SUPPLIED DATA —
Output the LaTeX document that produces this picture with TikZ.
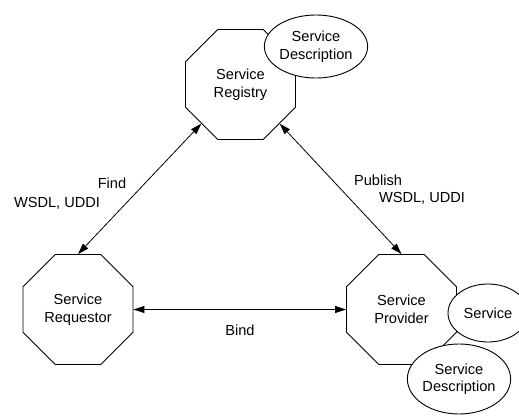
\documentclass[tikz,border=0pt]{standalone}
\usepackage{fontspec}
\setmainfont{Liberation Sans}
\usetikzlibrary{shapes.geometric,arrows.meta}

\tikzset{
  lbl/.style={font=\fontsize{14.6}{17.5}\selectfont, align=center, inner sep=0pt},
  octa/.style={lbl, draw, line width=0.9pt, fill=white, regular polygon, regular polygon sides=8,
               minimum size=119pt},
  oval/.style={lbl, draw, line width=0.9pt, fill=white, ellipse},
  link/.style={line width=0.8pt, {Triangle[length=11pt,width=7pt]}-{Triangle[length=11pt,width=7pt]}},
}

\begin{document}
\begin{tikzpicture}[x=1pt, y=-1pt]
  \clip (0,0) rectangle (519,415);

  % the three roles
  \node[octa] (reg)  at (240.5,84.5)  {Service\\Registry};
  \node[octa] (req)  at (78,309.5)    {Service\\Requestor};
  \node[octa] (prov) at (401.5,309.5) {Service\\Provider};

  % artefacts attached to the registry and the provider
  \node[oval, minimum width=101pt, minimum height=63pt] (regdesc) at (316,46.5) {Service\\Description};
  \node[oval, minimum width=80pt, minimum height=58pt] (svc) at (488,313) {Service};
  \node[oval, minimum width=102pt, minimum height=70pt] (provdesc) at (459,379) {Service\\Description};

  % interactions
  \draw[link] (req.north) -- (reg.225);
  \draw[link] (reg.-45) -- (prov.north);
  \draw[link] (req.east) -- (prov.west);

  % interaction labels
  \node[lbl] (find)    at (112,183) {Find};
  \node[lbl] (findp)   at (57,203)  {WSDL, UDDI};
  \node[lbl] (publish) at (378,180) {Publish};
  \node[lbl] (pubp)    at (422,198) {WSDL, UDDI};
  \node[lbl] (bind)    at (240,330) {Bind};
\end{tikzpicture}
\end{document}
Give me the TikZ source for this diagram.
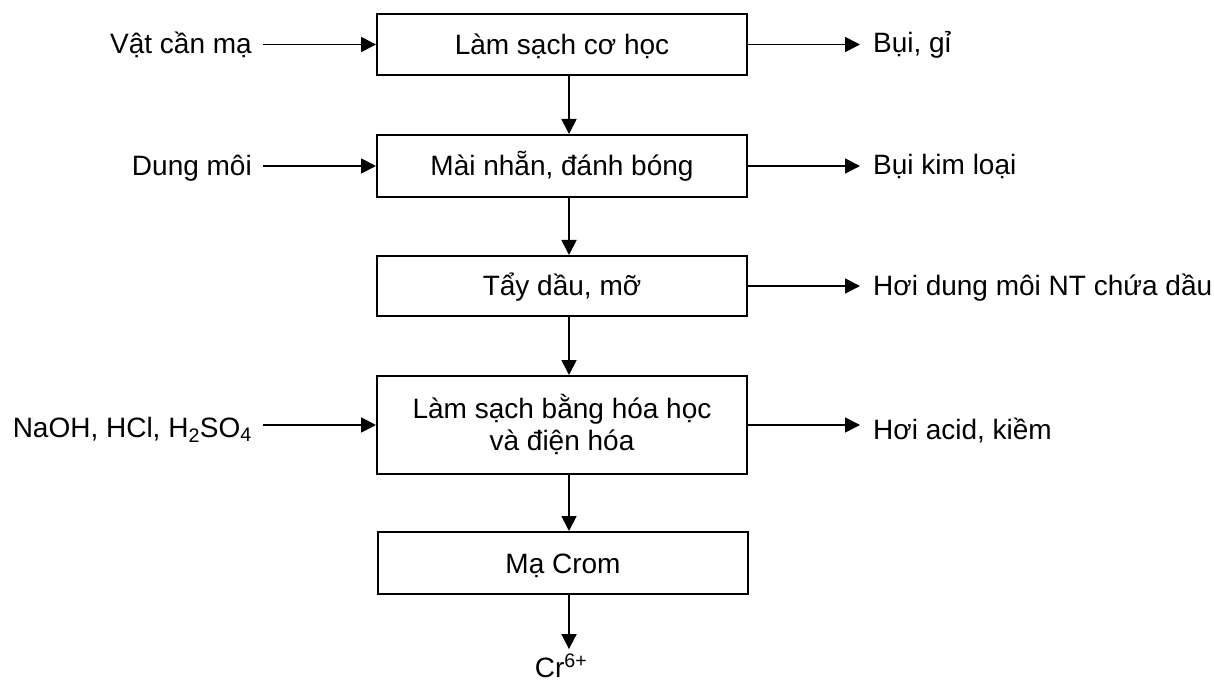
\documentclass[tikz,border=0pt]{standalone}
\usepackage{fontspec}
\setmainfont{Liberation Sans}
\usetikzlibrary{arrows.meta}
\begin{document}
\begin{tikzpicture}[x=1pt,y=-1pt,
  every node/.style={font=\fontsize{28}{32.5}\selectfont},
  procbox/.style={draw,line width=2pt,minimum width=370pt,inner sep=0pt,align=center},
  oneline/.style={text height=24pt,text depth=4pt},
  inlab/.style={anchor=base east,inner xsep=11pt,inner ysep=0pt},
  outlab/.style={anchor=base west,inner xsep=13pt,inner ysep=0pt},
  arr/.style={line width=1.8pt,-{Triangle[length=15pt,width=15pt]}}]
\useasboundingbox (0,0) rectangle (1214,684);
\coordinate (ax) at (569,0);
% process boxes
\node[procbox,oneline,minimum height=61pt] (b1) at (562,44.5) {Làm sạch cơ học};
\node[procbox,oneline,minimum height=62pt] (b2) at (562,166) {Mài nhẵn, đánh bóng};
\node[procbox,oneline,minimum height=60pt] (b3) at (562,286) {Tẩy dầu, mỡ};
\node[procbox,minimum height=98pt] (b4) at (562,425)
  {\begin{tabular}{@{}c@{}}\rule{0pt}{28.75pt}Làm sạch bằng hóa học\\và điện hóa\end{tabular}};
\node[procbox,oneline,minimum height=62pt] (b5) at (563,563) {Mạ Crom};
% inputs
\node[inlab] (i1) at (263,54) {Vật cần mạ};
\node[inlab] (i2) at (263,176) {Dung môi};
\node[inlab] (i4) at (263,437) {NaOH, HCl, H\textsubscript{2}SO\textsubscript{4}};
% outputs
\node[outlab] (o1) at (860,53) {Bụi, gỉ};
\node[outlab] (o2) at (860,175) {Bụi kim loại};
\node[outlab] (o3) at (860,295) {Hơi dung môi NT chứa dầu};
\node[outlab] (o4) at (860,439) {Hơi acid, kiềm};
% final product
\node[anchor=base,inner sep=0pt] (cr) at (561,677) {Cr\textsuperscript{6+}};
% input arrows
\draw[arr] (i1.east |- b1.west) -- (b1.west);
\draw[arr] (i2.east |- b2.west) -- (b2.west);
\draw[arr] (i4.east |- b4.west) -- (b4.west);
% output arrows
\draw[arr] (b1.east) -- (b1.east -| o1.west);
\draw[arr] (b2.east) -- (b2.east -| o2.west);
\draw[arr] (b3.east) -- (b3.east -| o3.west);
\draw[arr] (b4.east) -- (b4.east -| o4.west);
% main flow
\draw[arr] (ax |- b1.south) -- (ax |- b2.north);
\draw[arr] (ax |- b2.south) -- (ax |- b3.north);
\draw[arr] (ax |- b3.south) -- (ax |- b4.north);
\draw[arr] (ax |- b4.south) -- (ax |- b5.north);
\draw[arr] (ax |- b5.south) -- ([yshift=5pt]ax |- cr.north);
\end{tikzpicture}
\end{document}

GIVEN INSTRUCTION — Retype each record exactly as it stands, but do not include the pictures.

FINISHED TASK —
Output the LaTeX document that produces this picture with TikZ.
\documentclass[tikz,border=0pt]{standalone}
\usepackage{fontspec}
\setmainfont{Liberation Sans}
\usetikzlibrary{shapes.geometric,arrows.meta}

\tikzset{
  lbl/.style={font=\fontsize{14.6}{17.5}\selectfont, align=center, inner sep=0pt},
  octa/.style={lbl, draw, line width=0.9pt, fill=white, regular polygon, regular polygon sides=8,
               minimum size=119pt},
  oval/.style={lbl, draw, line width=0.9pt, fill=white, ellipse},
  link/.style={line width=0.8pt, {Triangle[length=11pt,width=7pt]}-{Triangle[length=11pt,width=7pt]}},
}

\begin{document}
\begin{tikzpicture}[x=1pt, y=-1pt]
  \clip (0,0) rectangle (519,415);

  % the three roles
  \node[octa] (reg)  at (240.5,84.5)  {Service\\Registry};
  \node[octa] (req)  at (78,309.5)    {Service\\Requestor};
  \node[octa] (prov) at (401.5,309.5) {Service\\Provider};

  % artefacts attached to the registry and the provider
  \node[oval, minimum width=101pt, minimum height=63pt] (regdesc) at (316,46.5) {Service\\Description};
  \node[oval, minimum width=80pt, minimum height=58pt] (svc) at (488,313) {Service};
  \node[oval, minimum width=102pt, minimum height=70pt] (provdesc) at (459,379) {Service\\Description};

  % interactions
  \draw[link] (req.north) -- (reg.225);
  \draw[link] (reg.-45) -- (prov.north);
  \draw[link] (req.east) -- (prov.west);

  % interaction labels
  \node[lbl] (find)    at (112,183) {Find};
  \node[lbl] (findp)   at (57,203)  {WSDL, UDDI};
  \node[lbl] (publish) at (378,180) {Publish};
  \node[lbl] (pubp)    at (422,198) {WSDL, UDDI};
  \node[lbl] (bind)    at (240,330) {Bind};
\end{tikzpicture}
\end{document}
Give me the TikZ source for this diagram.
\documentclass[tikz,border=0pt]{standalone}
\usepackage{fontspec}
\setmainfont{Liberation Sans}
\usetikzlibrary{arrows.meta}
\begin{document}
\begin{tikzpicture}[x=1pt,y=-1pt,
  every node/.style={font=\fontsize{28}{32.5}\selectfont},
  procbox/.style={draw,line width=2pt,minimum width=370pt,inner sep=0pt,align=center},
  oneline/.style={text height=24pt,text depth=4pt},
  inlab/.style={anchor=base east,inner xsep=11pt,inner ysep=0pt},
  outlab/.style={anchor=base west,inner xsep=13pt,inner ysep=0pt},
  arr/.style={line width=1.8pt,-{Triangle[length=15pt,width=15pt]}}]
\useasboundingbox (0,0) rectangle (1214,684);
\coordinate (ax) at (569,0);
% process boxes
\node[procbox,oneline,minimum height=61pt] (b1) at (562,44.5) {Làm sạch cơ học};
\node[procbox,oneline,minimum height=62pt] (b2) at (562,166) {Mài nhẵn, đánh bóng};
\node[procbox,oneline,minimum height=60pt] (b3) at (562,286) {Tẩy dầu, mỡ};
\node[procbox,minimum height=98pt] (b4) at (562,425)
  {\begin{tabular}{@{}c@{}}\rule{0pt}{28.75pt}Làm sạch bằng hóa học\\và điện hóa\end{tabular}};
\node[procbox,oneline,minimum height=62pt] (b5) at (563,563) {Mạ Crom};
% inputs
\node[inlab] (i1) at (263,54) {Vật cần mạ};
\node[inlab] (i2) at (263,176) {Dung môi};
\node[inlab] (i4) at (263,437) {NaOH, HCl, H\textsubscript{2}SO\textsubscript{4}};
% outputs
\node[outlab] (o1) at (860,53) {Bụi, gỉ};
\node[outlab] (o2) at (860,175) {Bụi kim loại};
\node[outlab] (o3) at (860,295) {Hơi dung môi NT chứa dầu};
\node[outlab] (o4) at (860,439) {Hơi acid, kiềm};
% final product
\node[anchor=base,inner sep=0pt] (cr) at (561,677) {Cr\textsuperscript{6+}};
% input arrows
\draw[arr] (i1.east |- b1.west) -- (b1.west);
\draw[arr] (i2.east |- b2.west) -- (b2.west);
\draw[arr] (i4.east |- b4.west) -- (b4.west);
% output arrows
\draw[arr] (b1.east) -- (b1.east -| o1.west);
\draw[arr] (b2.east) -- (b2.east -| o2.west);
\draw[arr] (b3.east) -- (b3.east -| o3.west);
\draw[arr] (b4.east) -- (b4.east -| o4.west);
% main flow
\draw[arr] (ax |- b1.south) -- (ax |- b2.north);
\draw[arr] (ax |- b2.south) -- (ax |- b3.north);
\draw[arr] (ax |- b3.south) -- (ax |- b4.north);
\draw[arr] (ax |- b4.south) -- (ax |- b5.north);
\draw[arr] (ax |- b5.south) -- ([yshift=5pt]ax |- cr.north);
\end{tikzpicture}
\end{document}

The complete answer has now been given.